Many aspects of the eBird database are virtual, not least of which are top-100 lists, recent sightings apps like BirdTrax, the species mapping tool, and so forth. So the question eventually presented itself: what might Ludlow Griscom have made of eBird if he were doing his famous study, Concord Birds, now? One of the amazing things to me about his book was how he gathered sightings of his own and other birders into an aggregate representation of status and distribution of birds in the Concord area since the turn of the 20th century. Is it always accurate? Certainly not, but it is always suggestive, and Griscom preserves many amazing sightings from otherwise lost field lists of long-dead birders.

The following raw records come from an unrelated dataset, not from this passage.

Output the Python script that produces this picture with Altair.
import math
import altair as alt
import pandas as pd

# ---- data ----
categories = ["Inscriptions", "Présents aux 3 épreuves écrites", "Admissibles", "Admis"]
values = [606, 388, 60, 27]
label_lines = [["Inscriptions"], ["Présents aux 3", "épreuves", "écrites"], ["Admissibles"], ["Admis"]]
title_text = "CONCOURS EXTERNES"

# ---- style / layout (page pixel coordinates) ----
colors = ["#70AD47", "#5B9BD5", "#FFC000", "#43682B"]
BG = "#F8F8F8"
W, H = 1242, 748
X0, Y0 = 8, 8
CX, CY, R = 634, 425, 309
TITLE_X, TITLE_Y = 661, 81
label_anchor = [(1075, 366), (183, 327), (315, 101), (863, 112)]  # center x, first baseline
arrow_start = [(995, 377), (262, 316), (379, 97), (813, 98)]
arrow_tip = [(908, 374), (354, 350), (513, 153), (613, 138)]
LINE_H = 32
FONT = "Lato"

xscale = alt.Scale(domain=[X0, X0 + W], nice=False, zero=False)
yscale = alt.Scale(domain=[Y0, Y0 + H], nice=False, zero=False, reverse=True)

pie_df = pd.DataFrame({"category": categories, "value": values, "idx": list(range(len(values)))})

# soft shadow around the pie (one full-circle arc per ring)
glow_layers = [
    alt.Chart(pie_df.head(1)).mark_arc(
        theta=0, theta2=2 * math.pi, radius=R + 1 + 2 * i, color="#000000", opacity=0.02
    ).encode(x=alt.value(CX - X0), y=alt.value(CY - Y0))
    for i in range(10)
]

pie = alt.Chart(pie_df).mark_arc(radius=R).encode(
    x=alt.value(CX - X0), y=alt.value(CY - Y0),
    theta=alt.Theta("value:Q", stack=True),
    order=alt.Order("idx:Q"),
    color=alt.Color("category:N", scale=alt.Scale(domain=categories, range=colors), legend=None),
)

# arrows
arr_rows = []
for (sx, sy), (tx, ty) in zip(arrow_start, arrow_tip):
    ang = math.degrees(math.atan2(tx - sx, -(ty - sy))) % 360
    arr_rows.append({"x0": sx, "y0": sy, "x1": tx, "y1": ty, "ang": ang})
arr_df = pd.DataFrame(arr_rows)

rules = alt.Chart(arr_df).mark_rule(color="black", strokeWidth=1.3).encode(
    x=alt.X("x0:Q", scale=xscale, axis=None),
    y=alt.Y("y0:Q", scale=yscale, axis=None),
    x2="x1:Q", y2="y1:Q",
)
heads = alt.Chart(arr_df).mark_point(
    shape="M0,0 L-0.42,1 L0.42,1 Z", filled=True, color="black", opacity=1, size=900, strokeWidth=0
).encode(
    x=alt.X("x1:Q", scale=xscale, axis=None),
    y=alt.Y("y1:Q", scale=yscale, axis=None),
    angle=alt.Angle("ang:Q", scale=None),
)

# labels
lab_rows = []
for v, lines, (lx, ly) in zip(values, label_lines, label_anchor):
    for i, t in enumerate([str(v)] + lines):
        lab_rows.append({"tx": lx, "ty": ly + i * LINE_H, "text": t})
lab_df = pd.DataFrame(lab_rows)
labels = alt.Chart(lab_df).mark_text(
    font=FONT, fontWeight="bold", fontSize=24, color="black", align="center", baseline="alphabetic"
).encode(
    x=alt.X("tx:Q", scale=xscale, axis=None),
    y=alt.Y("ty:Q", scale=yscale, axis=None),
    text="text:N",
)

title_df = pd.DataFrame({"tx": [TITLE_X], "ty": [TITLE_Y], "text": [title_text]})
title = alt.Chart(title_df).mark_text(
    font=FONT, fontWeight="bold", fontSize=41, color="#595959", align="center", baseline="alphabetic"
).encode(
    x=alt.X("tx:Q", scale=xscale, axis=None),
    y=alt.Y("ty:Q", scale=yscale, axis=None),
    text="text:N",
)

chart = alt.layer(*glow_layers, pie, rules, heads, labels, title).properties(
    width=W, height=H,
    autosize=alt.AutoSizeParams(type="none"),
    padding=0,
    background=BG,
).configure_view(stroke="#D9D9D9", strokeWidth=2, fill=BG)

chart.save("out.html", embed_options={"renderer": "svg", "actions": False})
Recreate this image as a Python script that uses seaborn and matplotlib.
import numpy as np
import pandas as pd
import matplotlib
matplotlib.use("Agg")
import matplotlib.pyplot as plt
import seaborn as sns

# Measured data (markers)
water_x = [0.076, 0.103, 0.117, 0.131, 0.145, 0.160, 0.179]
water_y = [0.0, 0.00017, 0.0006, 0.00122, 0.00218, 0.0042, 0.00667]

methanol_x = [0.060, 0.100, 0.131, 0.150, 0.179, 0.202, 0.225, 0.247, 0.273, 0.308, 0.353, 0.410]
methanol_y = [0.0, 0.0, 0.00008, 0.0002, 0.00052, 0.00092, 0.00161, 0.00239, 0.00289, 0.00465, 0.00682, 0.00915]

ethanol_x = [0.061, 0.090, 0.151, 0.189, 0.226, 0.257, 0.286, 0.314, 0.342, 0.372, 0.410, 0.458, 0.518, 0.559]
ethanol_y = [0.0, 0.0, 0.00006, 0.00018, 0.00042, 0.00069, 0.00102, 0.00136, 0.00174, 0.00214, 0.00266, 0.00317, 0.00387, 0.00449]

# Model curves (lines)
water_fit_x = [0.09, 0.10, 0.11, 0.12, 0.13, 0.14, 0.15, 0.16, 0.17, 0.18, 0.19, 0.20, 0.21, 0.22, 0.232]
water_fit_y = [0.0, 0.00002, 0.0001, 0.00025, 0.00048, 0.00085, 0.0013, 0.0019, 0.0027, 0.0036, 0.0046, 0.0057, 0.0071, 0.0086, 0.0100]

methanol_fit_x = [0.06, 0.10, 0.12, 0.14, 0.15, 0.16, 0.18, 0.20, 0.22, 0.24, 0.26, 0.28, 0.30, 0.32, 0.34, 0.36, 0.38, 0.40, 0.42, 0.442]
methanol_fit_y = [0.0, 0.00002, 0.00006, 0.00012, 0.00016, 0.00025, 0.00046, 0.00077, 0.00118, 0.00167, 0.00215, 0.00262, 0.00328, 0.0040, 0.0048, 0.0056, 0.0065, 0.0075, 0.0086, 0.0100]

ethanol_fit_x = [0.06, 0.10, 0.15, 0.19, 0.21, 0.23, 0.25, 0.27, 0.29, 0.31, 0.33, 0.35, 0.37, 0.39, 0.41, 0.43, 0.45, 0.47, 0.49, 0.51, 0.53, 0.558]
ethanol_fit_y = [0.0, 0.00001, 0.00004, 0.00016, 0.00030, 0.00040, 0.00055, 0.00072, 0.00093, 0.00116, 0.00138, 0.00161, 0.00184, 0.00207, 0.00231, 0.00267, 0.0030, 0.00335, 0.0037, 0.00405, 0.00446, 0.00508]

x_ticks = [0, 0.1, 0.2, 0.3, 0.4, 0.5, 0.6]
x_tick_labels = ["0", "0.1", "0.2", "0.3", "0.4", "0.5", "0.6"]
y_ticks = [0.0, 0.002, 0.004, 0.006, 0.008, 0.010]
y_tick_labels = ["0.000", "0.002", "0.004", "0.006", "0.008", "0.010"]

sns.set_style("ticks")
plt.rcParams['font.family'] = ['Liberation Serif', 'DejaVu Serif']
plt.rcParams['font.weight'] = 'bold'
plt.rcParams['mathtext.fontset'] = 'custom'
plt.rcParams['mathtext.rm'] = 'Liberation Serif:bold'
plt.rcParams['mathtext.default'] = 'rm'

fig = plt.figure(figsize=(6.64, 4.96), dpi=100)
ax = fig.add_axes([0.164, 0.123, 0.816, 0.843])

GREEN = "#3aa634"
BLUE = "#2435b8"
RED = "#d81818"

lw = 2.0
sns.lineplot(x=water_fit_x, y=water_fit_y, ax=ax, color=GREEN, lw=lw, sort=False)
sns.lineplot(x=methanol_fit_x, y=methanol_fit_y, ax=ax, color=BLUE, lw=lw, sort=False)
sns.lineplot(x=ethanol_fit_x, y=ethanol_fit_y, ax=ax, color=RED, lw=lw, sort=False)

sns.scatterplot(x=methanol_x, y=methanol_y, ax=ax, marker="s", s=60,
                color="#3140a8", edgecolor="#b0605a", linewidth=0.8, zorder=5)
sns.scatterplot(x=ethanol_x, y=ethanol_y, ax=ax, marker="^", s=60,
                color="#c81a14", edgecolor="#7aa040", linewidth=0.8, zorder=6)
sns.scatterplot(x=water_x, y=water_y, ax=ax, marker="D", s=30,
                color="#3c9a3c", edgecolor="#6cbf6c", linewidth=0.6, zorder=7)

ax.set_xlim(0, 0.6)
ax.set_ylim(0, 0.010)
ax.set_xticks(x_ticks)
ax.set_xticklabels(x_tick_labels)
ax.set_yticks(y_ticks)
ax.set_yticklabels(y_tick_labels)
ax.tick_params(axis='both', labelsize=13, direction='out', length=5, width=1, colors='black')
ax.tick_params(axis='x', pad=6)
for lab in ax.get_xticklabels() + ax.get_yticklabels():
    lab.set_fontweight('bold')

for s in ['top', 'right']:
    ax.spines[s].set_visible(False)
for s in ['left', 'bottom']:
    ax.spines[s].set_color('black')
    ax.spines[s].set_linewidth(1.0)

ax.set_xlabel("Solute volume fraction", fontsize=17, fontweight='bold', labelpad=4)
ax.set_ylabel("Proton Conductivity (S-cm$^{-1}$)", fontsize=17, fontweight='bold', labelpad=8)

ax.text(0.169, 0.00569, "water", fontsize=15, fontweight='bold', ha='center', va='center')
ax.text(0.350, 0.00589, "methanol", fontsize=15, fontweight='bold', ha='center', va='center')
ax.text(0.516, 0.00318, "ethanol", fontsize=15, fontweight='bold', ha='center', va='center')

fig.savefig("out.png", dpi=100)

How would Griscom have assembled his data today? eBird suggests itself as the logical tool for a relentless, competitive, highly-networked birder like Griscom. At the heart of the eBird concept is, essentially, patch-listing, and I think this concept eludes many birders using it. At Plum Island, a current and somewhat notorious example, eBirders have placed hundreds of personal location markers for their sightings, some on top of established hot spots, some at nearly random locations along the island, many representing single sightings. If you run a recent sightings report from Plum Island, a Western Grebe might appear anywhere on the island, or only at Lot 1 ocean. Compare the often chaotic eBird reporting with Tom Wetmore's meticulous Plum Island Sightings page and you see how dividing Plum Island into useful patches can really work. Similarly, Griscom talked about the birds of Concord with real specificity, citing sightings by patch locations: Nine Acre Corner, Great Meadows, Fairy Land, Fairhaven Bay, Merriam's Corner, and so forth.

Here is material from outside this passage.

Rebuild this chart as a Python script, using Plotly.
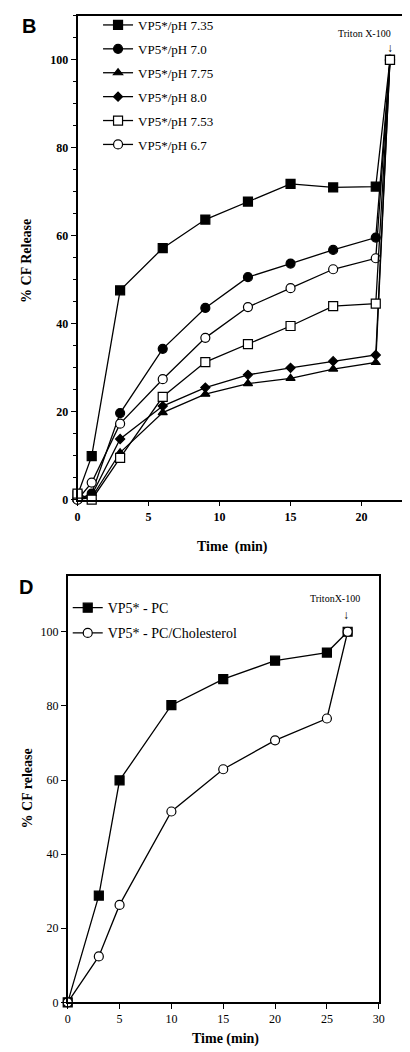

Since my Concord patch list is assembled from many of the same locations that Griscom used, why not see what Griscom could have gathered by aggregating field lists from local patch birders? And why not have some fun, too? Enter Ludlow G. and his crowd-sourced Concord Big Year, 2013.
I hope you will join in the fun by keeping up with Ludlow and allowing him to shadow you in the field this year. The challenge is 200 species, but also exploring potential patches which we tend to avoid, well, because tradition says they don't have birds. Yes they do!